Most Common Beginner Mistakes

❌ Ignoring reactions
The player focuses on their turn but ignores what the opponent will do in response.
❌ Poor positioning
Units expose themselves unnecessarily and take more fire than needed.
❌ Shooting without priority
Fire goes into available targets instead of important threats.
❌ Charging without preparation
An assault unit goes into combat without weakening the target and without considering Overwatch.
❌ Overloaded first list
Too many rules at once slow down learning and the game itself.
❌ Thinking only about the current step
Instead of planning two steps ahead, the player only thinks “what can I do now”.
👉 The biggest mistake is not a lack of detail knowledge. The biggest mistake is not understanding what truly matters in this game: position, reactions, target selection, and tempo.

What to Focus on in Your First Few Games

You don’t need to know everything right away. You need to learn the right fundamentals.

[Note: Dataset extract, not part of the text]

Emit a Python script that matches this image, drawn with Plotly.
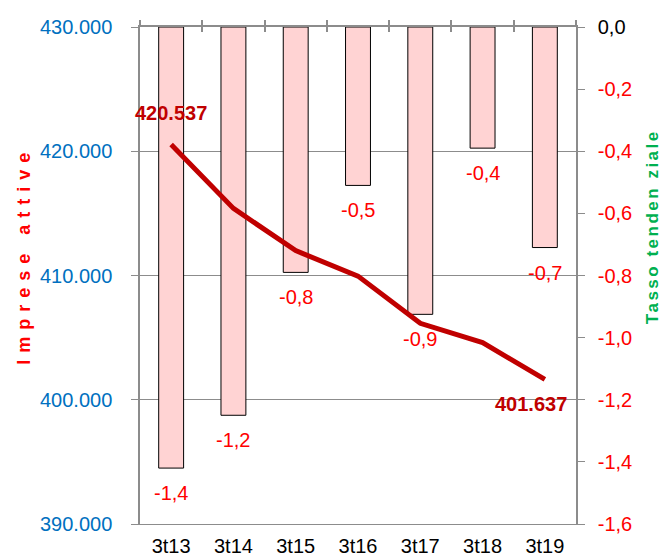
import plotly.graph_objects as go

categories = ["3t13", "3t14", "3t15", "3t16", "3t17", "3t18", "3t19"]
imprese_attive = [420537, 415400, 412000, 409950, 406150, 404600, 401637]
tasso_tendenziale = [-1.42, -1.25, -0.79, -0.51, -0.925, -0.39, -0.71]
right_ticks = [0.0, -0.2, -0.4, -0.6, -0.8, -1.0, -1.2, -1.4, -1.6]
left_ticks = [390000, 400000, 410000, 420000, 430000]

FONT = "Liberation Sans, Arial, sans-serif"
GRID = "#8c8c8c"
RED = "#FF0000"
DARKRED = "#C00000"
BLUE = "#0070C0"
GREEN = "#00B050"


def it_num(v, d=1):
    return f"{v:.{d}f}".replace(".", ",")


right_ticktext = [
    ("<span style='fill:#000000'>" + it_num(v) + "</span>") if v == 0 else it_num(v)
    for v in right_ticks
]

fig = go.Figure()

fig.add_trace(go.Bar(
    x=categories, y=tasso_tendenziale, xaxis="x", yaxis="y",
    width=0.4,
    marker=dict(color="#FFD3D3", line=dict(color="#000000", width=1)),
    showlegend=False, hoverinfo="skip",
))

fig.add_trace(go.Scatter(
    x=categories, y=imprese_attive, xaxis="x", yaxis="y2",
    mode="lines", line=dict(color=DARKRED, width=5),
    showlegend=False, hoverinfo="skip",
))

annotations = []
for c, v in zip(categories, tasso_tendenziale):
    annotations.append(dict(
        x=c, y=v, xref="x", yref="y", text=it_num(v), showarrow=False,
        yanchor="top", yshift=-12, font=dict(family=FONT, size=20, color=RED),
    ))

first_label = f"{imprese_attive[0]:,}".replace(",", ".")
last_label = f"{imprese_attive[-1]:,}".replace(",", ".")
annotations.append(dict(
    x=categories[0], y=imprese_attive[0], xref="x", yref="y2", text="<b>" + first_label + "</b>",
    showarrow=False, yanchor="bottom", yshift=19,
    font=dict(family=FONT, size=20, color=DARKRED),
))
annotations.append(dict(
    x=categories[-1], y=imprese_attive[-1], xref="x", yref="y2", text="<b>" + last_label + "</b>",
    showarrow=False, yanchor="top", yshift=-12, xshift=-14,
    font=dict(family=FONT, size=20, color=DARKRED),
))

annotations.append(dict(
    x=-0.2667, y=0.541, xref="paper", yref="paper", textangle=-90, showarrow=False,
    text="<b><span style='letter-spacing:7px'>Imprese attive</span></b>",
    font=dict(family=FONT, size=18, color=RED), xanchor="center", yanchor="middle",
))
annotations.append(dict(
    x=1.174, y=0.599, xref="paper", yref="paper", textangle=-90, showarrow=False,
    text="<b><span style='letter-spacing:2.5px'>Tasso tenden ziale</span></b>",
    font=dict(family=FONT, size=17, color=GREEN), xanchor="center", yanchor="middle",
))

n = len(categories)
boundaries = [i - 0.5 for i in range(n + 1)]

fig.update_layout(
    width=664, height=558,
    margin=dict(l=140, r=88, t=27, b=34, autoexpand=False),
    paper_bgcolor="white", plot_bgcolor="white",
    separators=",.",
    font=dict(family=FONT, size=20, color="#000000"),
    bargap=0.6,
    xaxis=dict(
        type="category", range=[-0.5, n - 0.5], anchor="y", automargin=False,
        showline=True, linecolor=GRID, linewidth=1, mirror=False,
        showgrid=False, ticks="", ticklabelstandoff=4,
        tickfont=dict(family=FONT, size=20, color="#000000"),
    ),
    xaxis2=dict(
        overlaying="x", side="top", anchor="y", range=[-0.5, n - 0.5], automargin=False,
        tickmode="array", tickvals=boundaries, showticklabels=False,
        ticks="outside", ticklen=5, tickcolor=GRID, tickwidth=1.5,
        showline=True, linecolor=GRID, linewidth=1.5, showgrid=False, zeroline=False,
    ),
    xaxis3=dict(
        overlaying="x", side="top", anchor="y", range=[-0.5, n - 0.5], automargin=False,
        tickmode="array", tickvals=boundaries, showticklabels=False,
        ticks="inside", ticklen=5, tickcolor=GRID, tickwidth=1.5,
        showline=False, showgrid=False, zeroline=False,
    ),
    yaxis=dict(
        side="right", range=[-1.6, 0], tickmode="array", tickvals=right_ticks,
        ticktext=right_ticktext, showgrid=False, zeroline=False, automargin=False,
        ticks="outside", ticklen=7, tickcolor=GRID,
        showline=True, linecolor=GRID, linewidth=1.5,
        ticklabelstandoff=9,
        tickfont=dict(family=FONT, size=20, color=RED),
    ),
    yaxis2=dict(
        overlaying="y", side="left", anchor="x", range=[390000, 430000], automargin=False,
        tickmode="array", tickvals=left_ticks, tickformat=",.0f",
        showgrid=True, gridcolor=GRID, gridwidth=1, zeroline=False,
        ticks="outside", ticklen=7, tickcolor=GRID,
        showline=True, linecolor=GRID, linewidth=1.5,
        ticklabelstandoff=15,
        tickfont=dict(family=FONT, size=20, color=BLUE),
    ),
    annotations=annotations,
)

# invisible traces so the tick-only axes are drawn
fig.add_trace(go.Scatter(x=[0], y=[None], xaxis="x2", yaxis="y", showlegend=False, hoverinfo="skip"))
fig.add_trace(go.Scatter(x=[0], y=[None], xaxis="x3", yaxis="y", showlegend=False, hoverinfo="skip"))

fig.write_html(
    "out.html",
    config={"displayModeBar": False},
    post_script="document.body.style.margin='0px';document.body.style.overflow='hidden';",
)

  • correctly reading unit and weapon profiles,
  • understanding line of sight and cover,
  • thinking about opponent reactions for every action,
  • not only thinking about the attack, but also where you will end up afterward,
  • learning target priority,
  • treating your first games not as an ego test, but as a learning experience in decision-making.
👉 Once you automatically track position, reactions, and activation order, you’re on the right path.

Key Takeaways from This Article

Position is fundamental
Bad positioning ruins everything else.
Reactions shape every turn
No action is completely one-sided.
Shooting is punishing
Exposed units get punished quickly.
Charges must be planned
Without preparation, they are risky.
Initiative decides melee
Attack order is crucial.
Morale is not a detail
Pressure and limitations can decide the game just as much as killing.
Horus Heresy is a game that rewards players who think ahead.

Once you understand movement, cover, reactions, target selection, initiative, and unit roles, you will have a solid foundation for the entire game.

And that is exactly the goal of this article:
so that you can read it, come to the table, and no longer feel lost — but prepared.